Equal Origins Launches "Raise Your Cup" Campaign to Honor Women Coffee Growers
Women do 70% of the labor on coffee farms but own just 20-30% of them. Equal Origins wants the industry to do something about it.

Equal Origins launched its "Raise Your Cup" campaign on March 3, calling on traders, roasters, retailers and everyday coffee and chocolate lovers to reckon with a persistent equity gap in the supply chains they depend on. The nonprofit's new campaign is the first activation of Kindred Sparks, a non-competitive initiative designed to spur gender equity improvements across coffee businesses, and it arrives as the United Nations has designated 2026 the International Year of the Woman Farmer.
The numbers behind the campaign are stark. Women perform up to 70% of the labor on coffee farms worldwide, covering planting, picking, sorting and processing. Yet only 20 to 30% of those farms are women-operated, and women farmers receive 40% less for their coffee than male farmers. Just 5% of agricultural training and support services reach women.
Founder and President Kimberly Easson framed the campaign's intent plainly: "Raise Your Cup is designed to be a low-barrier, highly visible way to shine a light on work that, far too often, is unseen and therefore undervalued."

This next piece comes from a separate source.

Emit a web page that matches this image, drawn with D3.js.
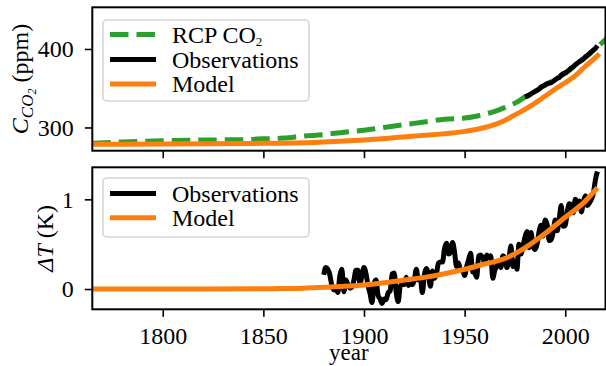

Participation is deliberately accessible. Anyone can snap a photo raising a cup at home, in a cafe or anywhere they drink coffee, then post it tagging @equalorigins with the hashtags #IYWF2026 and #raiseyourcup. Ready-made social media templates and branded merchandise are available through Equal Origins' website, with merch sales serving as a direct fundraising mechanism. Donations, the organization says, will fund leadership workshops, access to finance, and tools for gender-inclusive data collection.

Equal Origins brings a decade of operational reach to this push. The organization works directly with women coffee and cocoa farmers across 23 countries and claims to have reached over 500,000 farming families in ten years. Its existing tools include the Gender Equity Index and the Better Together Workshop, both designed to help cooperatives and supply chain partners identify gaps and measure progress.
On March 5, Equal Origins convened a 60-minute interactive industry conversation covering why the UN designation matters for the coffee sector, what the organization has learned from a decade of gender equity work, and how companies and producer organizations can engage in practical ways. The session was billed as a dynamic discussion rather than a one-way webinar, though the full speaker lineup had not been announced before the event date.
The campaign runs through Women's History Month with the explicit goal of converting visibility into investment. As Equal Origins put it in its campaign copy: "Every dollar raised is a vote of confidence in the women who make coffee possible.